## [PROBLEM TO SOLVE]
Write out every line exactly, from the start of the records below to the line with "0.064, 0.072]", and stop there. Don't write out the pictures.

## begin

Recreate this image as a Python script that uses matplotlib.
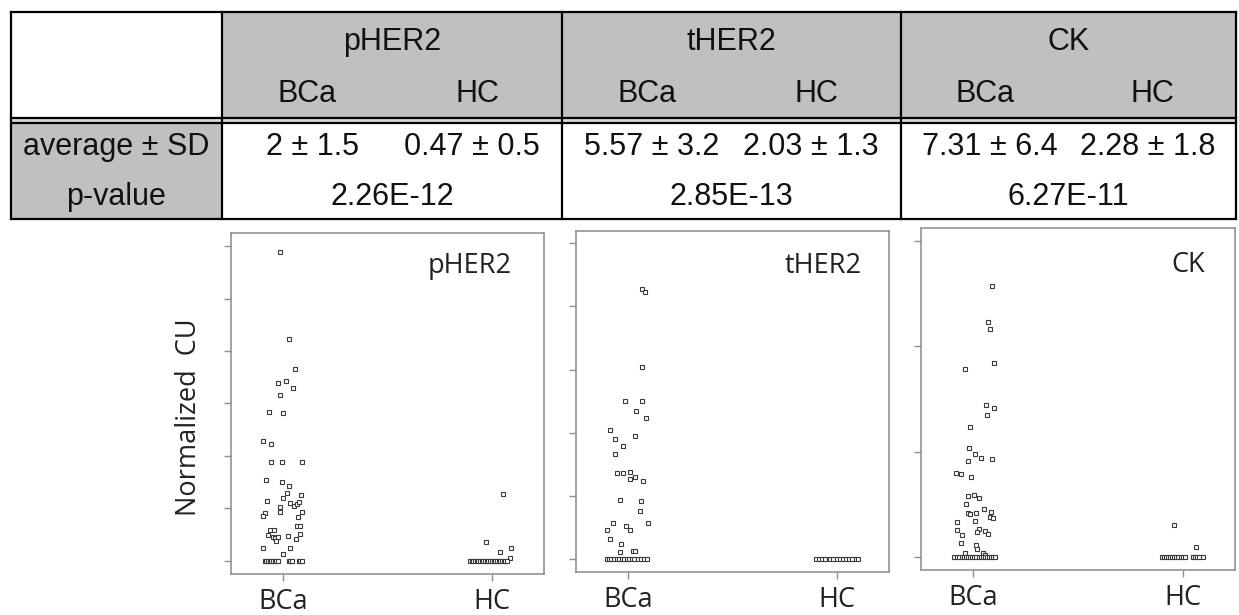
import matplotlib
matplotlib.use("Agg")
import matplotlib.pyplot as plt
from matplotlib.patches import Rectangle

# ---- table values ----
markers = ["pHER2", "tHER2", "CK"]
groups = ["BCa", "HC"]
bca_mean = [2, 5.57, 7.31]
bca_sd = [1.5, 3.2, 6.4]
hc_mean = [0.47, 2.03, 2.28]
hc_sd = [0.5, 1.3, 1.8]
p_values = ["2.26E-12", "2.85E-13", "6.27E-11"]

# ---- scatter values (y = normalized CU, jitter = horizontal offset) ----
pher2_bca_y = [5.88, 4.23, 3.66, 3.40, 3.43, 3.30, 3.17, 2.84, 2.81, 2.29, 2.22, 1.88, 1.89, 1.89,
               1.55, 1.50, 1.43, 1.30, 1.20, 1.26, 1.15, 1.11, 1.05, 1.09, 1.12, 1.03, 0.94, 0.92,
               0.86, 0.94, 0.84, 0.67, 0.66, 0.58, 0.58, 0.50, 0.46, 0.43, 0.46, 0.48, 0.51, 0.42,
               0.37, 0.24, 0.25, 0.13,
               0, 0, 0, 0, 0, 0, 0, 0, 0, 0, 0, 0, 0, 0, 0]
pher2_bca_jit = [-0.016, 0.026, 0.058, -0.027, 0.014, 0.048, -0.013, -0.070, -0.003, -0.096, -0.058,
                 -0.059, -0.005, 0.091, -0.082, -0.006, 0.029, 0.018, -0.003, 0.085, -0.078, 0.035,
                 0.051, 0.064, 0.075, -0.013, -0.013, -0.086, -0.098, 0.091, 0.069, 0.064, 0.082,
                 -0.061, -0.046, -0.072, -0.051, -0.040, -0.024, 0.024, 0.080, 0.061, -0.035,
                 -0.096, 0.035, -0.003,
                 -0.088, -0.080, -0.072, -0.064, -0.056, -0.048, -0.040, -0.032, -0.024,
                 0.027, 0.035, 0.043, 0.075, 0.083, 0.091]
pher2_hc_y = [1.28, 0.36, 0.25, 0.17, 0.05,
              0, 0, 0, 0, 0, 0, 0, 0, 0, 0, 0, 0, 0, 0, 0, 0, 0, 0, 0, 0, 0, 0, 0]
pher2_hc_jit = [0.053, -0.030, 0.094, 0.038, 0.085,
                -0.104, -0.096, -0.088, -0.080, -0.072, -0.064, -0.056, -0.048, -0.040, -0.032,
                -0.024, -0.016, -0.008, 0.000, 0.008, 0.016, 0.024, 0.032, 0.040, 0.048, 0.056,
                0.064, 0.072]

ther2_bca_y = [21.35, 21.15, 15.2, 12.55, 12.55, 11.7, 11.15, 10.2, 9.75, 9.55, 8.95, 8.35, 6.85,
               6.85, 6.9, 6.35, 6.5, 6.2, 4.7, 4.65, 3.8, 2.85, 2.9, 2.6, 2.3, 2.3, 1.6, 1.25,
               0.55, 0.65, 0.65,
               0, 0, 0, 0, 0, 0, 0, 0, 0, 0, 0, 0, 0, 0, 0, 0]
ther2_bca_jit = [0.066, 0.082, 0.066, -0.014, 0.067, 0.037, 0.085, -0.087, 0.034, -0.061, -0.027,
                 -0.063, -0.053, -0.027, 0.011, 0.008, 0.032, 0.069, -0.039, 0.061, 0.058, -0.075,
                 0.096, -0.008, 0.010, -0.100, -0.087, -0.034, -0.040, 0.024, 0.034,
                 -0.100, -0.090, -0.080, -0.066, -0.055, -0.045, -0.030, -0.020, -0.005, 0.005,
                 0.020, 0.030, 0.045, 0.060, 0.075, 0.088]
ther2_hc_y = [0, 0, 0, 0, 0, 0, 0, 0, 0, 0, 0, 0, 0, 0]
ther2_hc_jit = [-0.100, -0.085, -0.070, -0.055, -0.035, -0.020, 0.000, 0.015, 0.030, 0.045, 0.060,
                0.075, 0.090, 0.100]

ck_bca_y = [25.7, 22.3, 21.6, 18.4, 17.8, 14.4, 14.1, 13.5, 12.3, 10.3, 9.8, 9.4, 9.3, 9.1, 8.0,
            7.9, 7.6, 5.8, 5.9, 5.6, 5.0, 4.6, 4.3, 4.2, 4.1, 4.2, 3.8, 3.7, 3.3, 3.4, 2.6, 2.7,
            2.4, 2.5, 2.2, 2.1, 1.3, 1.1, 0.8, 0.4, 0.4, 0.2,
            0, 0, 0, 0, 0, 0, 0, 0, 0, 0, 0, 0, 0, 0, 0, 0, 0, 0, 0, 0]
ck_bca_jit = [0.088, 0.069, 0.079, 0.100, -0.039, 0.059, 0.098, 0.063, -0.018, -0.019, 0.006,
              0.039, 0.087, -0.024, -0.084, -0.061, -0.011, -0.024, 0.002, 0.029, -0.037, 0.051,
              0.085, -0.026, -0.014, 0.011, 0.079, 0.095, -0.077, 0.006, -0.080, 0.027, 0.018,
              0.056, 0.068, -0.055, -0.059, 0.011, 0.018, -0.040, 0.048, 0.058,
              -0.090, -0.080, -0.070, -0.055, -0.045, -0.035, -0.025, -0.015, -0.005, 0.005,
              0.015, 0.025, 0.035, 0.045, 0.055, 0.065, 0.075, 0.085, 0.095, 0.105]
ck_hc_y = [3.0, 0.95, 0, 0, 0, 0, 0, 0, 0, 0, 0, 0, 0, 0, 0, 0, 0, 0, 0]
ck_hc_jit = [-0.042, 0.066, -0.100, -0.090, -0.080, -0.070, -0.060, -0.050, -0.040, -0.030,
             -0.020, -0.010, 0.000, 0.010, 0.050, 0.060, 0.070, 0.080, 0.095]

W, H = 1239, 615
fig = plt.figure(figsize=(W / 100, H / 100), dpi=100)

# ---------------- table (drawn in pixel coordinates) ----------------
tab = fig.add_axes([0, 0, 1, 1])
tab.set_xlim(0, W)
tab.set_ylim(H, 0)
tab.axis("off")

gray = "#c0c0c0"
x0, x1 = 11, 1236
col_edges = [222, 562, 901]
top, mid1, mid2, bot = 12, 118, 123, 219
tfont = dict(family=["Liberation Sans", "DejaVu Sans"], fontsize=22, color="#111111")

tab.add_patch(Rectangle((col_edges[0], top), x1 - col_edges[0], mid1 - top, fc=gray, ec="none"))
tab.add_patch(Rectangle((x0, mid2), col_edges[0] - x0, bot - mid2, fc=gray, ec="none"))
tab.add_patch(Rectangle((x0, mid1), x1 - x0, mid2 - mid1, fc="#d8d8d8", ec="none"))

lw = 1.6
for yy in [top, mid1, mid2, bot]:
    tab.plot([x0, x1], [yy, yy], color="black", lw=lw)
for xx in [x0, x1] + col_edges:
    tab.plot([xx, xx], [top, bot], color="black", lw=lw)

tab.text((x0 + col_edges[0]) / 2, 147, "average ± SD", ha="center", va="center", **tfont)
tab.text((x0 + col_edges[0]) / 2, 197, "p-value", ha="center", va="center", **tfont)

bounds = col_edges + [x1]
for i, m in enumerate(markers):
    a, b = bounds[i], bounds[i + 1]
    c = (a + b) / 2
    q1, q3 = a + (b - a) * 0.25, a + (b - a) * 0.75
    tab.text(c, 42, m, ha="center", va="center", **tfont)
    tab.text(q1, 94, groups[0], ha="center", va="center", **tfont)
    tab.text(q3, 94, groups[1], ha="center", va="center", **tfont)
    tab.text(q1 + 5, 147, f"{bca_mean[i]:g} ± {bca_sd[i]:g}", ha="center", va="center", **tfont)
    tab.text(q3 - 5, 147, f"{hc_mean[i]:g} ± {hc_sd[i]:g}", ha="center", va="center", **tfont)
    tab.text(c, 197, p_values[i], ha="center", va="center", **tfont)

# ---------------- scatter panels ----------------
pfont = ["Open Sans", "DejaVu Sans"]
panels = [
    (markers[0], pher2_bca_y, pher2_bca_jit, pher2_hc_y, pher2_hc_jit,
     [231, 233, 313, 341], 1, (-0.25, 6.25), 6, (0.898, 0.903)),
    (markers[1], ther2_bca_y, ther2_bca_jit, ther2_hc_y, ther2_hc_jit,
     [576, 231, 313, 341], 5, (-1.0, 25.95), 5, (0.914, 0.897)),
    (markers[2], ck_bca_y, ck_bca_jit, ck_hc_y, ck_hc_jit,
     [921, 228, 314, 342], 10, (-1.23, 31.2), 3, (0.904, 0.892)),
]

for name, by, bj, hy, hj, box, step, ylim, nt, lab in panels:
    l, t, w, h = box
    ax = fig.add_axes([l / W, (H - t - h) / H, w / W, h / H])
    ax.plot([0 + j for j in bj], by, "s", ms=3.4, mfc="white", mec="#3a3a3a", mew=0.8)
    ax.plot([1 + j for j in hj], hy, "s", ms=3.4, mfc="white", mec="#3a3a3a", mew=0.8)
    ax.set_xlim(-0.25, 1.25)
    ax.set_ylim(*ylim)
    ax.set_yticks([k * step for k in range(nt + 1)])
    ax.set_yticklabels([])
    ax.set_xticks([0, 1])
    ax.set_xticklabels(groups, fontsize=19.5, family=pfont, color="#222222")
    ax.tick_params(axis="both", color="#909090", length=5, width=1)
    ax.tick_params(axis="x", pad=5)
    for s in ax.spines.values():
        s.set_color("#8a8a8a")
        s.set_linewidth(1.1)
    ax.text(lab[0], lab[1], name, transform=ax.transAxes, ha="right", va="center",
            fontsize=19.5, family=pfont, color="#222222")

fig.text(189 / W, (H - 417) / H, "Normalized  CU", rotation=90, ha="center", va="center",
         fontsize=19.5, family=pfont, color="#222222")

fig.savefig("out.png", dpi=100)
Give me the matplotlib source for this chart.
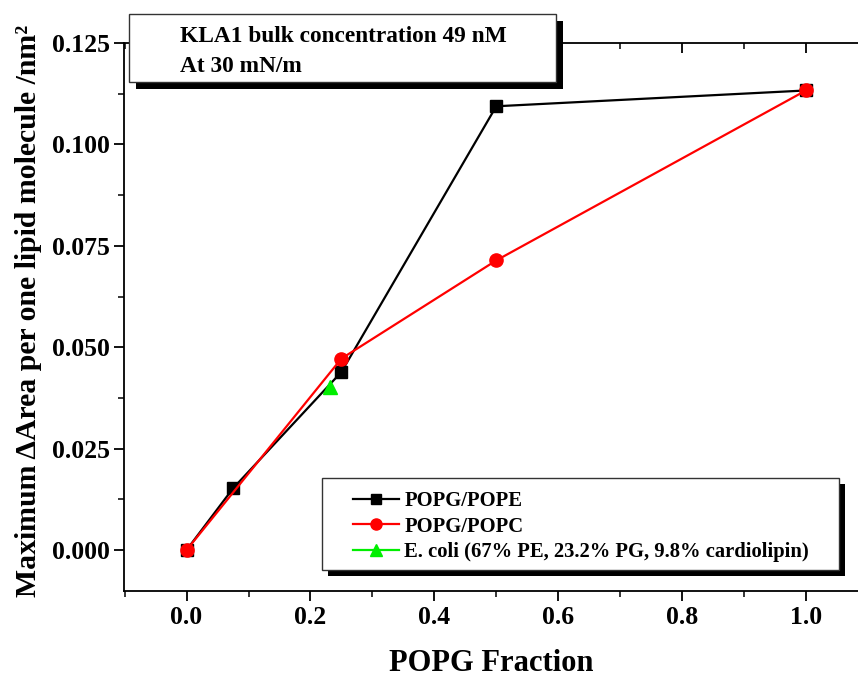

## end

## [EXERCISE OUTPUT]
Recreate this image as a Python script that uses matplotlib.
import matplotlib
matplotlib.use("Agg")
import matplotlib.pyplot as plt
from matplotlib.patches import Rectangle

# ---- table values ----
markers = ["pHER2", "tHER2", "CK"]
groups = ["BCa", "HC"]
bca_mean = [2, 5.57, 7.31]
bca_sd = [1.5, 3.2, 6.4]
hc_mean = [0.47, 2.03, 2.28]
hc_sd = [0.5, 1.3, 1.8]
p_values = ["2.26E-12", "2.85E-13", "6.27E-11"]

# ---- scatter values (y = normalized CU, jitter = horizontal offset) ----
pher2_bca_y = [5.88, 4.23, 3.66, 3.40, 3.43, 3.30, 3.17, 2.84, 2.81, 2.29, 2.22, 1.88, 1.89, 1.89,
               1.55, 1.50, 1.43, 1.30, 1.20, 1.26, 1.15, 1.11, 1.05, 1.09, 1.12, 1.03, 0.94, 0.92,
               0.86, 0.94, 0.84, 0.67, 0.66, 0.58, 0.58, 0.50, 0.46, 0.43, 0.46, 0.48, 0.51, 0.42,
               0.37, 0.24, 0.25, 0.13,
               0, 0, 0, 0, 0, 0, 0, 0, 0, 0, 0, 0, 0, 0, 0]
pher2_bca_jit = [-0.016, 0.026, 0.058, -0.027, 0.014, 0.048, -0.013, -0.070, -0.003, -0.096, -0.058,
                 -0.059, -0.005, 0.091, -0.082, -0.006, 0.029, 0.018, -0.003, 0.085, -0.078, 0.035,
                 0.051, 0.064, 0.075, -0.013, -0.013, -0.086, -0.098, 0.091, 0.069, 0.064, 0.082,
                 -0.061, -0.046, -0.072, -0.051, -0.040, -0.024, 0.024, 0.080, 0.061, -0.035,
                 -0.096, 0.035, -0.003,
                 -0.088, -0.080, -0.072, -0.064, -0.056, -0.048, -0.040, -0.032, -0.024,
                 0.027, 0.035, 0.043, 0.075, 0.083, 0.091]
pher2_hc_y = [1.28, 0.36, 0.25, 0.17, 0.05,
              0, 0, 0, 0, 0, 0, 0, 0, 0, 0, 0, 0, 0, 0, 0, 0, 0, 0, 0, 0, 0, 0, 0]
pher2_hc_jit = [0.053, -0.030, 0.094, 0.038, 0.085,
                -0.104, -0.096, -0.088, -0.080, -0.072, -0.064, -0.056, -0.048, -0.040, -0.032,
                -0.024, -0.016, -0.008, 0.000, 0.008, 0.016, 0.024, 0.032, 0.040, 0.048, 0.056,
                0.064, 0.072]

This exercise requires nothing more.